MRI technique lowers false positives for breast biopsies

The use of an MRI technique called diffusion-weighted imaging (DWI) could decrease false positive breast cancer findings and prevent unnecessary biopsies, according to a study published online in the journal Radiology.

While dynamic contrast-enhanced MRI is a useful tool in detecting and staging breast cancer, it has been associated with a "substantial" number of false positives that could lead to unnecessary biopsies, according to a release accompanying the study.

"Many benign lesions demonstrate enhancement on DCE-MRI," Savannah C. Partridge, Ph.D., research associate professor at the University of Washington, Seattle Cancer Care Alliance, and the study's lead author, said in the release. "We need another means for differentiating benign lesions from malignancies."

One possible solution the researcher's identified is DWI—an MRI technique that calculates the apparent diffusion coefficient (ADC), which is a measure of how water moves through tissue.

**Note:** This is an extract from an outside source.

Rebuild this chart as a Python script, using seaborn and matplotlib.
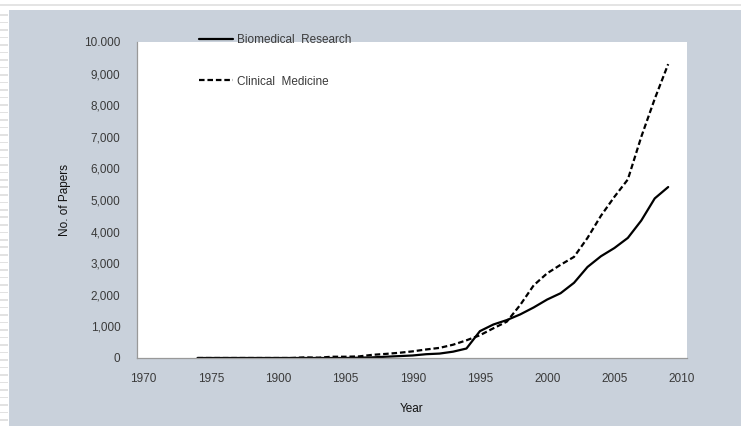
import numpy as np
import pandas as pd
import matplotlib
matplotlib.use("Agg")
import matplotlib.pyplot as plt
import seaborn as sns
from matplotlib.patches import Rectangle
from matplotlib.ticker import FixedLocator

# data
years = list(range(1974, 2010))
biomedical = [0, 0, 0, 0, 0, 0, 0, 0, 0, 0, 0, 0,
              10, 20, 40, 60, 80, 120, 140, 200, 300,
              850, 1060, 1200, 1380, 1600, 1850, 2050, 2380, 2880,
              3220, 3480, 3800, 4350, 5050, 5410]
clinical = [0, 0, 0, 0, 0, 0, 0, 0, 20, 10, 40, 40,
            50, 100, 130, 165, 210, 270, 320, 420, 560,
            720, 940, 1150, 1680, 2300, 2680, 2950, 3200, 3800,
            4500, 5100, 5650, 7000, 8200, 9300]

year_ticks = [1970, 1975, 1980, 1985, 1990, 1995, 2000, 2005, 2010]
year_labels = ["1970", "1975", "1900", "1905", "1990", "1995", "2000", "2005", "2010"]
y_ticks = [0, 1000, 2000, 3000, 4000, 5000, 6000, 7000, 8000, 9000, 10000]
y_labels = ["0", "1,000", "2,000", "3,000", "4,000", "5,000",
            "6,000", "7,000", "8,000", "9,000", "10.000"]

sns.set_style("white")
plt.rcParams["font.family"] = ["Liberation Sans", "DejaVu Sans"]

fig = plt.figure(figsize=(7.41, 4.26), dpi=100, facecolor="white")

# grey slide panel behind the chart
def panel(x, y, w, h, color):
    fig.add_artist(Rectangle((x / 741, 1 - (y + h) / 426), w / 741, h / 426,
                             transform=fig.transFigure, facecolor=color,
                             edgecolor="none", zorder=-10))

panel(9, 10, 732, 416, "#c9d1db")
panel(0, 4, 741, 1.5, "#e4e4e4")
for k in range(56):
    panel(0, 14 + k * 7.5, 8, 1.5, "#e2e2e2")

ax = fig.add_axes([137 / 741, 68 / 426, 550 / 741, 316 / 426])
ax.set_facecolor("white")

sns.lineplot(x=years, y=biomedical, ax=ax, color="black", linewidth=1.6,
             label="Biomedical  Research")
sns.lineplot(x=years, y=clinical, ax=ax, color="black", linewidth=1.6,
             linestyle=(0, (2.5, 1.3)), label="Clinical  Medicine")

ax.set_xlim(1969.5, 2010.4)
ax.set_ylim(0, 10000)

# tick marks sit half a year left of the labels (category axis look)
ax.xaxis.set_major_locator(FixedLocator(year_ticks))
ax.set_xticklabels(year_labels)
ax.xaxis.set_minor_locator(FixedLocator([t - 0.5 for t in year_ticks]))
ax.tick_params(axis="x", which="major", length=0, pad=11, labelsize=8.5, labelcolor="#3a3a3a")
ax.tick_params(axis="x", which="minor", direction="in", length=3, width=0.8, color="#aaaaaa")
ax.set_yticks(y_ticks)
ax.set_yticklabels(y_labels)
ax.tick_params(axis="y", direction="in", length=3, width=0.8, color="#aaaaaa",
               pad=12, labelsize=8.5, labelcolor="#3a3a3a")

for side in ["top", "right"]:
    ax.spines[side].set_visible(False)
for side in ["left", "bottom"]:
    ax.spines[side].set_color("#999999")
    ax.spines[side].set_linewidth(0.9)

ax.set_xlabel("Year", fontsize=8.5, color="#111111", labelpad=13)
ax.set_ylabel("No. of Papers", fontsize=8.5, color="#111111", labelpad=9)

ax.legend(loc="upper left", bbox_to_anchor=(199 / 741, 1 - 34 / 426),
          bbox_transform=fig.transFigure, frameon=False, fontsize=8.5,
          handlelength=2.9, handletextpad=0.3, labelspacing=2.5,
          borderpad=0, borderaxespad=0, labelcolor="#3a3a3a")

fig.savefig("out.png", dpi=100, facecolor=fig.get_facecolor())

In the study, researchers evaluated the DWI characteristics of  175 nonmalignant breast cancers in 165 women. Based on ADC values that were greater than a predetermined diagnostic threshold, the researchers used DWI to successfully characterize as benign 46 percent of the lesions that had been identified as false-positive findings on DCE-MRI.

"We were excited to see the number of false positives that could be reduced through this approach," Partridge said. "DWI gives us extra microstructural information to distinguish among lesions. We can use ADC values to draw a cutoff above which we might not need to do a biopsy."